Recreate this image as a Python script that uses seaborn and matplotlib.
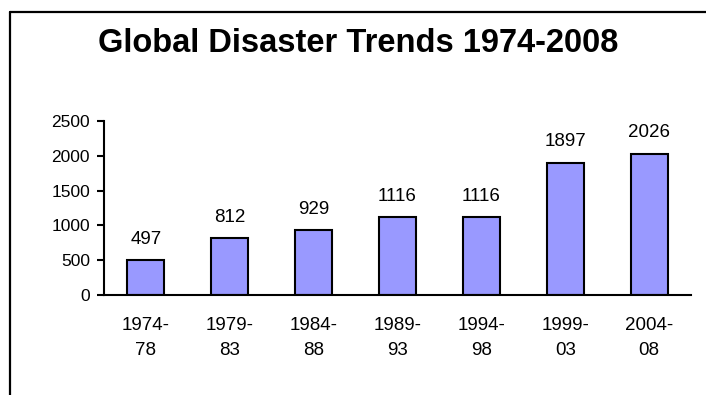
import matplotlib
matplotlib.use("Agg")
import matplotlib.pyplot as plt
from matplotlib.lines import Line2D
import seaborn as sns
import pandas as pd
import numpy as np

periods = ["1974-\n78", "1979-\n83", "1984-\n88", "1989-\n93", "1994-\n98", "1999-\n03", "2004-\n08"]
disasters = [497, 812, 929, 1116, 1116, 1897, 2026]
y_ticks = [0, 500, 1000, 1500, 2000, 2500]

df = pd.DataFrame({"period": periods, "disasters": disasters})

sns.set_style("white")
plt.rcParams["font.family"] = ["Liberation Sans", "DejaVu Sans"]
plt.rcParams["text.color"] = "black"
plt.rcParams["xtick.color"] = "black"
plt.rcParams["ytick.color"] = "black"

W, H = 706, 395
fig = plt.figure(figsize=(W / 100, H / 100), dpi=100)
ax = fig.add_axes([104 / W, 1 - 295 / H, (691 - 104) / W, (295 - 121) / H])

sns.barplot(data=df, x="period", y="disasters", ax=ax, color="#9999FF",
            saturation=1, width=0.44, edgecolor="black", linewidth=1.5)

for i, v in enumerate(disasters):
    ax.annotate(str(v), xy=(i, v), xytext=(0, 12), textcoords="offset points",
                ha="center", va="baseline", fontsize=13.5, color="black")

ax.set_xlim(-0.5, len(periods) - 0.5)
ax.set_ylim(0, 2500)
ax.set_yticks(y_ticks)
ax.set_yticklabels([str(t) for t in y_ticks], fontsize=12.5, color="black")
ax.set_xticks(range(len(periods)))
ax.set_xticklabels(periods, fontsize=13.5, linespacing=1.6, color="black")
ax.set_xticks(np.arange(-0.5, len(periods)), minor=True)
ax.tick_params(axis="x", which="major", length=0, pad=16)
ax.tick_params(axis="x", which="minor", length=6, width=1.5, direction="out", color="black")
ax.tick_params(axis="y", length=5, width=1.5, direction="out", color="black", pad=5, left=True)
ax.set_xlabel("")
ax.set_ylabel("")

for side in ("top", "right"):
    ax.spines[side].set_visible(False)
for side in ("left", "bottom"):
    ax.spines[side].set_color("black")
    ax.spines[side].set_linewidth(1.5)

fig.text(358 / W, 1 - 43 / H, "Global Disaster Trends 1974-2008", ha="center", va="center",
         fontsize=23.5, fontweight="bold", color="black")

# Frame around the chart area
fig.add_artist(Line2D([10 / W, 1], [1 - 12 / H, 1 - 12 / H], color="black", linewidth=1.6))
fig.add_artist(Line2D([10 / W, 10 / W], [0, 1 - 12 / H], color="black", linewidth=1.6))

fig.savefig("out.png", dpi=100)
==========
[To be done] Are you able to set down all the lines above exactly, without any pictures?

[Exercise response]
Recreate this image as a Python script that uses seaborn and matplotlib.
import matplotlib
matplotlib.use("Agg")
import matplotlib.pyplot as plt
from matplotlib.lines import Line2D
import seaborn as sns
import pandas as pd
import numpy as np

periods = ["1974-\n78", "1979-\n83", "1984-\n88", "1989-\n93", "1994-\n98", "1999-\n03", "2004-\n08"]
disasters = [497, 812, 929, 1116, 1116, 1897, 2026]
y_ticks = [0, 500, 1000, 1500, 2000, 2500]

df = pd.DataFrame({"period": periods, "disasters": disasters})

sns.set_style("white")
plt.rcParams["font.family"] = ["Liberation Sans", "DejaVu Sans"]
plt.rcParams["text.color"] = "black"
plt.rcParams["xtick.color"] = "black"
plt.rcParams["ytick.color"] = "black"

W, H = 706, 395
fig = plt.figure(figsize=(W / 100, H / 100), dpi=100)
ax = fig.add_axes([104 / W, 1 - 295 / H, (691 - 104) / W, (295 - 121) / H])

sns.barplot(data=df, x="period", y="disasters", ax=ax, color="#9999FF",
            saturation=1, width=0.44, edgecolor="black", linewidth=1.5)

for i, v in enumerate(disasters):
    ax.annotate(str(v), xy=(i, v), xytext=(0, 12), textcoords="offset points",
                ha="center", va="baseline", fontsize=13.5, color="black")

ax.set_xlim(-0.5, len(periods) - 0.5)
ax.set_ylim(0, 2500)
ax.set_yticks(y_ticks)
ax.set_yticklabels([str(t) for t in y_ticks], fontsize=12.5, color="black")
ax.set_xticks(range(len(periods)))
ax.set_xticklabels(periods, fontsize=13.5, linespacing=1.6, color="black")
ax.set_xticks(np.arange(-0.5, len(periods)), minor=True)
ax.tick_params(axis="x", which="major", length=0, pad=16)
ax.tick_params(axis="x", which="minor", length=6, width=1.5, direction="out", color="black")
ax.tick_params(axis="y", length=5, width=1.5, direction="out", color="black", pad=5, left=True)
ax.set_xlabel("")
ax.set_ylabel("")

for side in ("top", "right"):
    ax.spines[side].set_visible(False)
for side in ("left", "bottom"):
    ax.spines[side].set_color("black")
    ax.spines[side].set_linewidth(1.5)

fig.text(358 / W, 1 - 43 / H, "Global Disaster Trends 1974-2008", ha="center", va="center",
         fontsize=23.5, fontweight="bold", color="black")

# Frame around the chart area
fig.add_artist(Line2D([10 / W, 1], [1 - 12 / H, 1 - 12 / H], color="black", linewidth=1.6))
fig.add_artist(Line2D([10 / W, 10 / W], [0, 1 - 12 / H], color="black", linewidth=1.6))

fig.savefig("out.png", dpi=100)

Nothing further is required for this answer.